Krugman makes a more subtle point here. Basically, even if the mega-region has spillovers between cities, this doesn't mean we should encourage people to move to mega-regions. There are negative externalities as well as positive from living in mega-regions and shifting people from, say, Madison, WI to New York may cause Madison to collapse while not having much of an appreciable effect on New York. We just don't know what the consequences will be. Here is Florida's response.

Ryan Avent, however, comes to Florida's rescue (somewhat), with this:
Why, for instance, have places like Baltimore and Philadelphia performed much better in recent years than similar cities in America's distressed Rust Belt? Obviously, many factors are at work, but it seems odd to suggest that the nearness of those places to the dynamic economies of New York and Washington are unimportant. Distance still matters for the movement of both goods and people. Being in Philadelphia confers an advantage on firms, who then have fairly good access to nearby economic centres, and also to the tens of millions of people surrounding them.
Fair enough--but does this really save the concept of mega-regions as outlined by Florida? I'm willing to concede this point for the Northeast Corridor. One reason so many people choose to live between Boston and DC is that there are so many places to go within a small area. For example, I'd rather live somewhere in BosWash because I know that I can maintain any friendships or connections I make much more easily than if I lived in St. Louis. There is a sort of option value--in the future I don't have to move across the country to do something new.

But can this possibly explain anything about why people live in Pittsburgh as opposed to Minneapolis? They're both the same distance from Chicago. The intervening space is mostly open or rural, NOT densely populated like the Northeast. There are some large intervening cities that can vaguely be placed between Pittsburgh and Chicago, but that's more or less true of Chicago and Minneapolis, too (Milwaukee, Madison, Appleton, La Crosse, Rochester, St. Paul). So why Chi-Pitts and not Chi-Twin? As I said before, this seems to come out of the desire to split the world into manageable chunks.

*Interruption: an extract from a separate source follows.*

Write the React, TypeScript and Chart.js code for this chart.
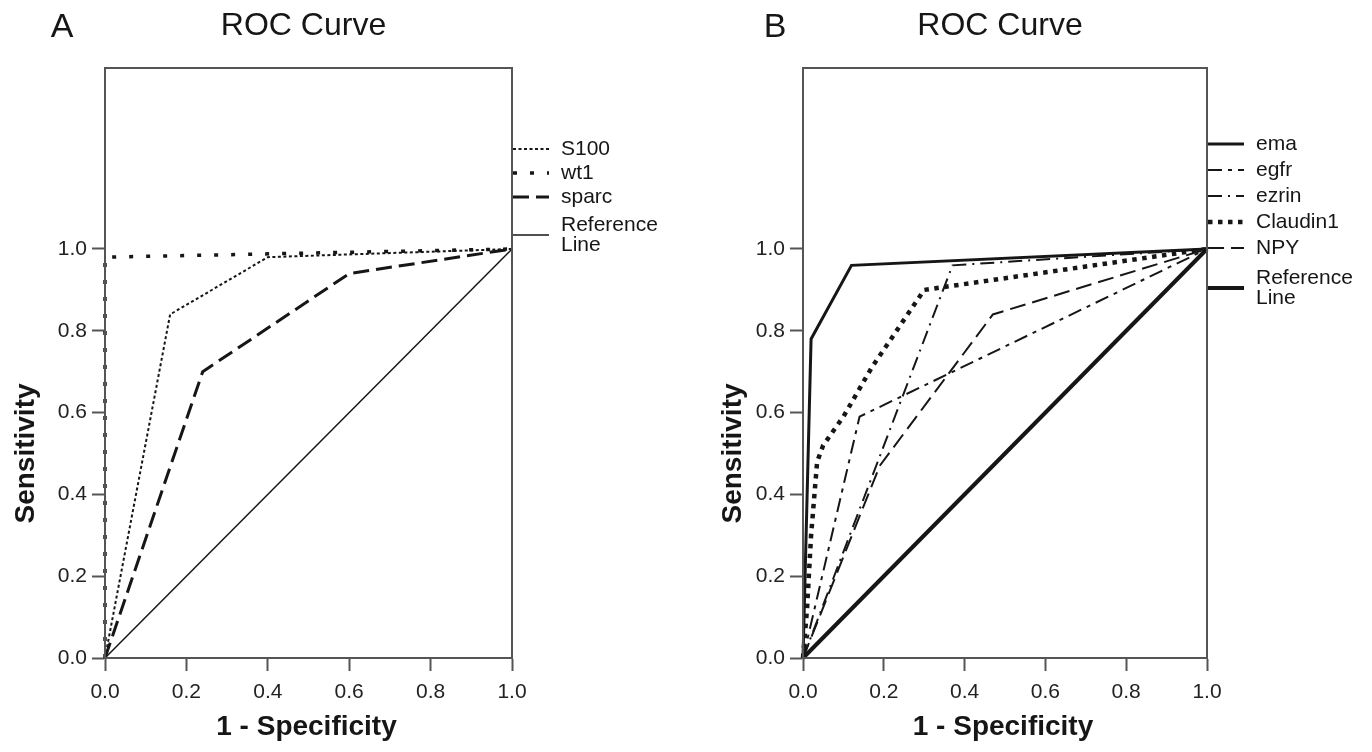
import React, { useEffect, useRef } from "react";
import { Chart, registerables } from "chart.js";

Chart.register(...registerables);

// ---------- data ----------
const xTickValues = [0, 0.2, 0.4, 0.6, 0.8, 1.0];
const yTickValues = [0, 0.2, 0.4, 0.6, 0.8, 1.0];

// Panel A
const s100Fpr = [0, 0.16, 0.4, 1.0];
const s100Sens = [0, 0.84, 0.98, 1.0];
const wt1Fpr = [0, 0, 1.0];
const wt1Sens = [0, 0.98, 1.0];
const sparcFpr = [0, 0.24, 0.6, 1.0];
const sparcSens = [0, 0.7, 0.94, 1.0];
const refAFpr = [0, 1.0];
const refASens = [0, 1.0];

// Panel B
const emaFpr = [0, 0.02, 0.12, 1.0];
const emaSens = [0, 0.78, 0.96, 1.0];
const egfrFpr = [0, 0.14, 1.0];
const egfrSens = [0, 0.59, 1.0];
const ezrinFpr = [0, 0.37, 1.0];
const ezrinSens = [0, 0.96, 1.0];
const claudinFpr = [0, 0.01, 0.02, 0.035, 0.05, 0.1, 0.17, 0.3, 1.0];
const claudinSens = [0, 0.12, 0.3, 0.48, 0.52, 0.59, 0.71, 0.9, 1.0];
const npyFpr = [0, 0.19, 0.47, 1.0];
const npySens = [0, 0.47, 0.84, 1.0];
const refBFpr = [0, 1.0];
const refBSens = [0, 1.0];

const FONT = '"Liberation Sans", Arial, Helvetica, sans-serif';
const INK = "#161616";
const AXIS = "#555555";
const W = 686;
const H = 752;
const Y_MAX = 1.4425;

type SeriesDef = {
  label: string[];
  fpr: number[];
  sens: number[];
  width: number;
  dash: number[];
};

function toDataset(s: SeriesDef) {
  return {
    label: s.label.join(" "),
    legendLines: s.label,
    data: s.fpr.map((x, i) => ({ x, y: s.sens[i] })),
    borderColor: INK,
    backgroundColor: INK,
    borderWidth: s.width,
    borderDash: s.dash,
    pointRadius: 0,
    tension: 0,
    fill: false,
    clip: 8,
  };
}

type PanelOpts = {
  letter: string;
  letterX: number;
  yTitleX: number;
  legendStart: number;
  legendStep: number;
};

function decorPlugin(o: PanelOpts) {
  return {
    id: "decor" + o.letter,
    afterDraw(chart: any) {
      const ctx: CanvasRenderingContext2D = chart.ctx;
      const { left, right, top, bottom } = chart.chartArea;
      ctx.save();
      // frame
      ctx.setLineDash([]);
      ctx.strokeStyle = AXIS;
      ctx.lineWidth = 2;
      ctx.strokeRect(left, top, right - left, bottom - top);

      ctx.fillStyle = INK;
      ctx.textAlign = "center";
      ctx.textBaseline = "middle";
      // title
      ctx.font = `32px ${FONT}`;
      ctx.fillText("ROC Curve", (left + right) / 2 - 5, 26);
      // panel letter
      ctx.font = `34px ${FONT}`;
      ctx.fillText(o.letter, o.letterX, 28);
      // axis titles
      ctx.font = `bold 28px ${FONT}`;
      ctx.fillText("1 - Specificity", (left + right) / 2 - 2, 727);
      const yMid = chart.scales.y.getPixelForValue(0.5);
      ctx.save();
      ctx.translate(o.yTitleX, yMid);
      ctx.rotate(-Math.PI / 2);
      ctx.fillText("Sensitivity", 0, 0);
      ctx.restore();

      // legend
      ctx.font = `21px ${FONT}`;
      ctx.textAlign = "left";
      let cursor = o.legendStart;
      const lineH = 20;
      chart.data.datasets.forEach((ds: any) => {
        const lines: string[] = ds.legendLines || [ds.label];
        if (lines.length > 1) cursor += 4;
        const cy = cursor + ((lines.length - 1) * lineH) / 2;
        ctx.strokeStyle = INK;
        ctx.lineWidth = ds.borderWidth;
        ctx.setLineDash(ds.borderDash || []);
        ctx.beginPath();
        ctx.moveTo(right + 1, cy);
        ctx.lineTo(right + 37, cy);
        ctx.stroke();
        ctx.setLineDash([]);
        ctx.fillStyle = INK;
        lines.forEach((t, i) => ctx.fillText(t, right + 49, cursor + i * lineH));
        cursor += o.legendStep + (lines.length - 1) * lineH;
      });
      ctx.restore();
    },
  };
}

function makeConfig(series: SeriesDef[], plotLeft: number, plotRight: number, o: PanelOpts) {
  const tickFont = { family: FONT, size: 21 };
  return {
    type: "line" as const,
    data: { datasets: series.map(toDataset) },
    options: {
      animation: false,
      responsive: false,
      devicePixelRatio: 1,
      layout: { padding: { left: 0, right: W - plotRight, top: 68, bottom: 0 } },
      plugins: { legend: { display: false }, tooltip: { enabled: false } },
      scales: {
        x: {
          type: "linear",
          min: 0,
          max: 1,
          afterFit: (s: any) => {
            s.height = H - 658;
          },
          afterBuildTicks: (s: any) => {
            s.ticks = xTickValues.map((v) => ({ value: v }));
          },
          ticks: {
            font: tickFont,
            color: "#222",
            padding: 9,
            maxRotation: 0,
            callback: (v: any) => Number(v).toFixed(1),
          },
          grid: { drawOnChartArea: false, tickLength: 13, tickWidth: 2, tickColor: AXIS },
          border: { display: true, color: AXIS, width: 2 },
        },
        y: {
          type: "linear",
          min: 0,
          max: Y_MAX,
          afterFit: (s: any) => {
            s.width = plotLeft;
          },
          afterBuildTicks: (s: any) => {
            s.ticks = yTickValues.map((v) => ({ value: v }));
          },
          ticks: {
            font: tickFont,
            color: "#222",
            padding: 5,
            callback: (v: any) => Number(v).toFixed(1),
          },
          grid: { drawOnChartArea: false, tickLength: 13, tickWidth: 2, tickColor: AXIS },
          border: { display: true, color: AXIS, width: 2 },
        },
      },
    },
    plugins: [decorPlugin(o)],
  };
}

const seriesA: SeriesDef[] = [
  { label: ["S100"], fpr: s100Fpr, sens: s100Sens, width: 2, dash: [3, 2.5] },
  { label: ["wt1"], fpr: wt1Fpr, sens: wt1Sens, width: 3.5, dash: [4, 13] },
  { label: ["sparc"], fpr: sparcFpr, sens: sparcSens, width: 3, dash: [16, 7] },
  { label: ["Reference", "Line"], fpr: refAFpr, sens: refASens, width: 1.5, dash: [] },
];

const seriesB: SeriesDef[] = [
  { label: ["ema"], fpr: emaFpr, sens: emaSens, width: 3, dash: [] },
  { label: ["egfr"], fpr: egfrFpr, sens: egfrSens, width: 2, dash: [14, 6, 4, 6] },
  { label: ["ezrin"], fpr: ezrinFpr, sens: ezrinSens, width: 2, dash: [14, 6, 2, 6] },
  { label: ["Claudin1"], fpr: claudinFpr, sens: claudinSens, width: 4.5, dash: [4.5, 5.5] },
  { label: ["NPY"], fpr: npyFpr, sens: npySens, width: 2, dash: [16, 7] },
  { label: ["Reference", "Line"], fpr: refBFpr, sens: refBSens, width: 4, dash: [] },
];

function Panel(props: { series: SeriesDef[]; plotLeft: number; plotRight: number; opts: PanelOpts; x: number }) {
  const ref = useRef<HTMLCanvasElement | null>(null);
  useEffect(() => {
    if (!ref.current) return;
    const chart = new Chart(
      ref.current,
      makeConfig(props.series, props.plotLeft, props.plotRight, props.opts) as any
    );
    return () => chart.destroy();
  }, []);
  return (
    <canvas
      ref={ref}
      width={W}
      height={H}
      style={{ position: "absolute", left: props.x, top: 0, width: W, height: H }}
    />
  );
}

export default function App() {
  return (
    <div style={{ position: "absolute", left: 0, top: 0, width: 1372, height: 752, background: "#fff" }}>
      <Panel
        series={seriesA}
        plotLeft={105}
        plotRight={512}
        x={0}
        opts={{ letter: "A", letterX: 62, yTitleX: 26, legendStart: 149, legendStep: 24 }}
      />
      <Panel
        series={seriesB}
        plotLeft={117}
        plotRight={521}
        x={686}
        opts={{ letter: "B", letterX: 89, yTitleX: 47, legendStart: 144, legendStep: 26 }}
      />
    </div>
  );
}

Just because you can do this does not mean that the chunks are useful tools of analysis! In this case, the most you can say seems to be that cities that are close to a lot of other cities benefit from that. But dividing the world into mega-regions doesn't help much with that. Moreover, a policy based on this framework would have us discard vital, growing Minneapolis (which doesn't fit into ANY of the prescribed mega-regions) in favor of stagnating Rust Belt cities like Pittsburgh and Detroit.

As I have implied, I'm willing to call certain areas "mega-regions", like the Northeast Corridor, and probably the Los Angeles-San Diego stretch as well. And perhaps a mega-region may form between Chicago and Pittsburgh but wishing (or drawing lines) doesn't make it so.

1 comment:

Elliot said...

yeah, it doesn't really seem that this kind of a mega-region occurs often enough, or with enough similarity between the occurrences, to make it a very usefully general paradigm. It seems much more reasonable to consider the city the basic unit, and then consider the special circumstances surrounding a group of cities (such as the potential for fast rail in the NE corridor, or labor movement between Tijuana, San Diego and LA) on a case by case basis.